Por Gabriel Delacoste

Desde Montevideo

La muerte de Eduardo Galeano generó cierta tensión en la intelectualidad montevideana. Se podía apreciar en las redes sociales durante la tarde del lunes cómo mientras algunos se lamentaban y conmemoraban la vida del escritor, la mayoría demostraba sentimientos más ambiguos. Algunos directamente aprovecharon para putearlo por última vez, mientras otros más moderados reconocían su coherencia, pero aclarando escrupulosamente que no lo leen desde hace muchos años.

 Si bien sus libros se siguen vendiendo muy bien, Galeano no es un autor apreciado por la élite política e intelectual. Y a pesar de que algunos lo respetaban como izquierdista, la mayoría de las veces que se lo mencionaba era como ejemplo del supuesto maniqueísmo y dogmatismo del ciclo de radicalización de la izquierda uruguaya y latinoamericana de finales de los ’60 y comienzos de los ’70. Los intelectuales y políticos uruguayos no quieren parecerse al perfecto idiota latinoamericano que denunciaran Mendoza, Montaner y Vargas Llosa en 1996.

Se esgrimen muchas razones para no simpatizar con Galeano: su posición económica acomodada, anécdotas que mostraban un carácter difícil, un estilo literario menos que elegante. Independientemente de lo justificadas o no que pudieran ser estas críticas, hay razones para pensar que el disgusto con el autor de Las venas abiertas de América latina no es principalmente personal, estético o de clase, sino político.

Galeano formó parte de una generación de intelectuales comprometidos con la izquierda uruguaya y latinoamericana. Hizo explícito, por ejemplo, su apoyo al Frente Amplio en 1971, junto con otros 169 escritores en las páginas del semanario Marcha, del que antes había sido secretario de redacción. Al igual que muchos otros de su generación, usó la literatura y el periodismo como herramientas políticas, logrando un impacto verdaderamente notable.

El no cambió lo fundamental de sus posturas políticas, pero la izquierda y el ambiente intelectual uruguayo sí cambiaron. A partir de la recuperación de la democracia, e intensificándose a partir de los ’90, el Frente Amplio comenzó un proceso de moderación ideológica y programática, las ciencias sociales se profesionalizaron y las artes se rebelaron contra el imperativo del compromiso político. En el camino, la izquierda perdió su anterior hegemonía en la cultura y el socialismo desapareció como proyecto político posible.

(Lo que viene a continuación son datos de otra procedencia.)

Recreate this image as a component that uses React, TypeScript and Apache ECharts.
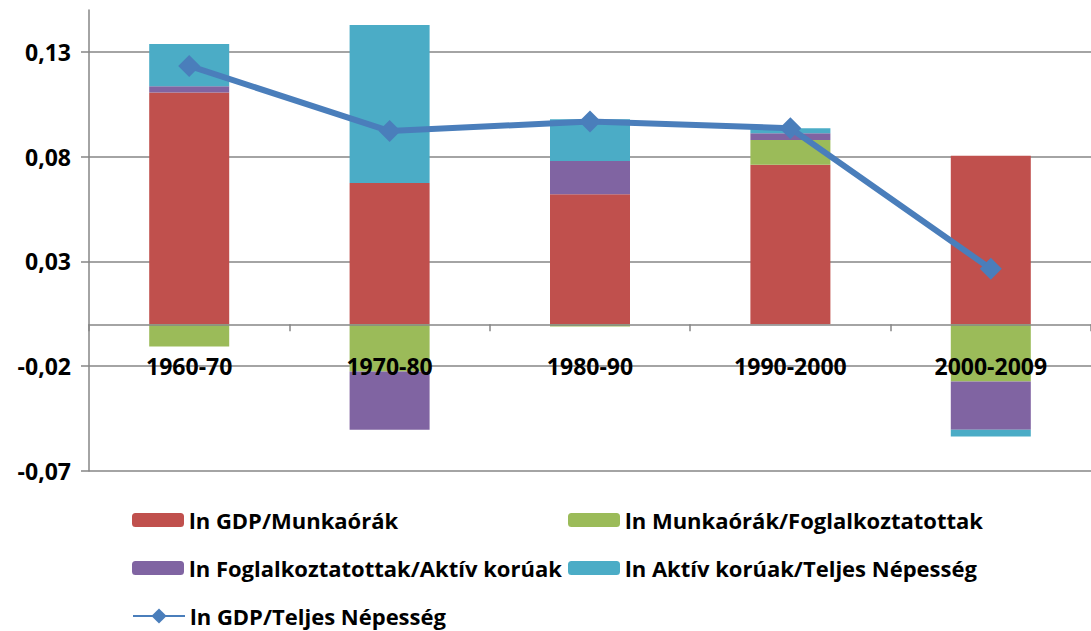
import React, { useEffect, useRef } from "react";
import * as echarts from "echarts";

const categories = ["1960-70", "1970-80", "1980-90", "1990-2000", "2000-2009"];
const gdpPerHours = [0.1106, 0.0674, 0.0621, 0.0762, 0.0804];
const hoursPerEmployed = [-0.0106, -0.0225, -0.001, 0.0118, -0.0273];
const employedPerActive = [0.003, -0.0278, 0.0158, 0.0032, -0.023];
const activePerPopulation = [0.0202, 0.0755, 0.02, 0.0024, -0.0032];
const gdpPerPopulation = [0.1233, 0.0922, 0.0968, 0.0936, 0.0265];
const yTicks = [-0.07, -0.02, 0.03, 0.08, 0.13];
const Y_MIN = -0.07;
const Y_MAX = 0.15;

const names = [
  "ln GDP/Munkaórák",
  "ln Munkaórák/Foglalkoztatottak",
  "ln Foglalkoztatottak/Aktív korúak",
  "ln Aktív korúak/Teljes Népesség",
  "ln GDP/Teljes Népesség",
];
const colors = ["#C0504D", "#9BBB59", "#8064A2", "#4BACC6", "#4A7EBB"];

const FONT = "Open Sans";

export default function App() {
  const ref = useRef<HTMLDivElement>(null);
  useEffect(() => {
    if (!ref.current) return;
    const chart = echarts.init(ref.current, null, { renderer: "svg" });
    const barData = [gdpPerHours, hoursPerEmployed, employedPerActive, activePerPopulation];
    const gridTop = 10;
    const gridBottom = 160;
    const gridHeight = 631 - gridTop - gridBottom;
    const zeroOffset = -(gridHeight * (0 - Y_MIN)) / (Y_MAX - Y_MIN);
    const legendPos = [
      { left: 132, top: 507 },
      { left: 568, top: 507 },
      { left: 132, top: 555 },
      { left: 568, top: 555 },
      { left: 132, top: 603 },
    ];
    const textStyle = { fontFamily: FONT, fontWeight: "bold", fontSize: 22, color: "#000", lineHeight: 26 };
    chart.setOption({
      animation: false,
      grid: { left: 89, top: gridTop, width: 1006, bottom: gridBottom, containLabel: false },
      legend: names.map((n, i) => ({
        data: [n],
        left: legendPos[i].left,
        top: legendPos[i].top,
        itemWidth: 52,
        itemHeight: i === 4 ? 19 : 14,
        itemGap: 0,
        padding: 0,
        selectedMode: false,
        textStyle,
      })),
      xAxis: {
        type: "category",
        data: categories,
        z: 10,
        offset: zeroOffset,
        axisLine: { show: true, onZero: false, lineStyle: { color: "#868686", width: 1.5 } },
        axisTick: { show: true, length: 7, lineStyle: { color: "#868686", width: 1.5 } },
        axisLabel: { margin: 30, fontFamily: FONT, fontWeight: "bold", fontSize: 23, color: "#000" },
        splitLine: { show: false },
      },
      yAxis: {
        type: "value",
        min: Y_MIN,
        max: Y_MAX,
        axisLine: { show: true, lineStyle: { color: "#868686", width: 1.5 } },
        axisTick: { show: true, length: 8, customValues: yTicks, lineStyle: { color: "#868686", width: 1.5 } },
        axisLabel: {
          customValues: yTicks,
          margin: 18,
          fontFamily: FONT,
          fontWeight: "bold",
          fontSize: 23,
          color: "#000",
          formatter: (v: number) => v.toFixed(2).replace(".", ","),
        },
        splitLine: { show: true, lineStyle: { color: "#868686", width: 1.5 } },
      },
      series: [
        ...barData.map((d, i) => ({
          name: names[i],
          type: "bar",
          stack: "total",
          data: d,
          barWidth: 80,
          itemStyle: { color: colors[i] },
        })),
        {
          name: names[4],
          type: "line",
          data: gdpPerPopulation,
          symbol: "diamond",
          symbolSize: 22,
          z: 5,
          itemStyle: { color: colors[4] },
          lineStyle: { color: colors[4], width: 6 },
        },
      ],
    });
    return () => chart.dispose();
  }, []);
  return (
    <div
      ref={ref}
      style={{ position: "fixed", left: 0, top: 0, width: 1091, height: 631, background: "#fff" }}
    />
  );
}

Los políticos (ahora) moderados, muchos de la edad de Galeano, lo veían como una reliquia de un pasado que ven como una etapa de inmadurez, y su presencia era un recordatorio incómodo de que es posible mantener cierto radicalismo a través de los años. Los científicos sociales, que en la era de la teoría de la dependencia simpatizaban con la literatura y la política (al punto que Gunder Frank escribió un prólogo para Las venas abiertas...), hoy buscan legitimidad científica desmarcándose del “ensayismo” del pasado, hablando de Galeano como Platón hablaba de Homero. Mientras, la literatura se siente más cómoda cuanto más lejos se encuentra de la política (y de la izquierda).

En lugares de América latina donde las izquierdas mantuvieron o rescataron algo de la retórica o los planes radicales de hace unas décadas, Galeano sigue gozando de prestigio como intelectual. No así en el Uruguay frenteamplista, a cuya política y ciencias sociales quizá les vendría bien algo de literatura.